A novel FPGA-based hybrid cryptographic architecture integrating hummingbird and PRESENT ciphers with signal processing techniques for enhanced security in resource-constrained IoT devices

Abstract

This paper presents a novel hybrid cryptographic framework combining the Hummingbird and PRESENT ciphers, optimized for FPGA implementation to secure resource-constrained IoT devices. The design addresses the critical need for lightweight, energy-efficient encryption that supports real-time data protection in environments with limited computational power and strict energy budgets. By integrating signal processing algorithms, the framework optimizes data flow, reduces latency, and enables efficient encryption and decryption operations.

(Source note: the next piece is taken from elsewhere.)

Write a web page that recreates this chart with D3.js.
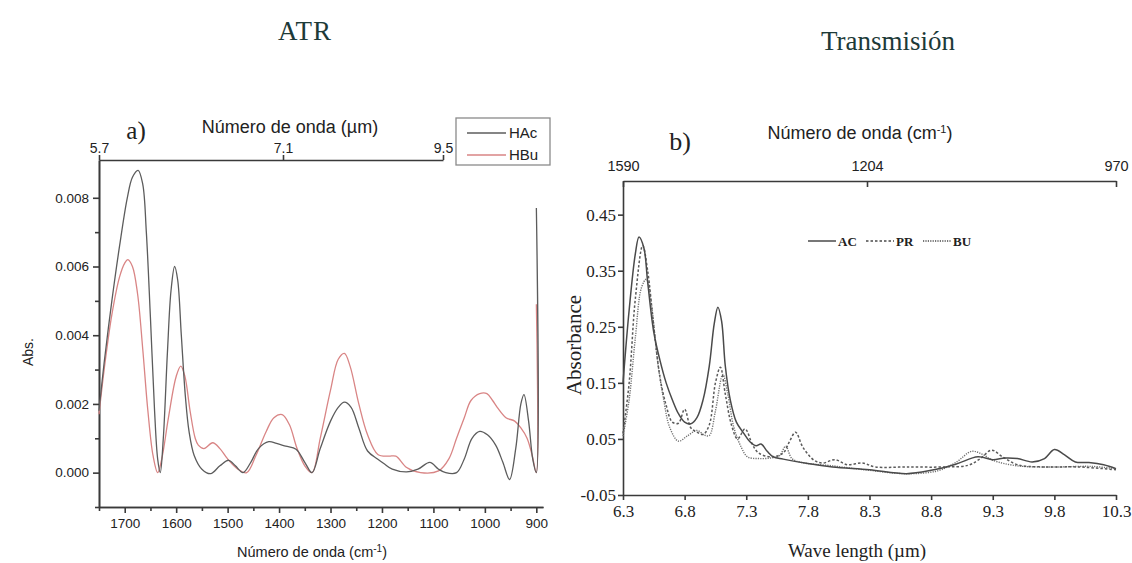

Leveraging FPGA’s parallelism and customizable hardware, the architecture achieves high throughput and low power consumption. The system’s performance is evaluated through key metrics including encryption speed, energy usage, and resilience against cryptanalytic attacks. Experimental results demonstrate a 25% reduction in latency and notable energy savings compared to existing solutions, without compromising security. The proposed framework is compact, adaptable, and suitable for deployment in diverse IoT applications where resource efficiency and strong security are essential. This work provides a practical and innovative approach to enhancing cryptographic protocols for next-generation IoT devices, meeting the dual objectives of robust protection and efficient hardware implementation.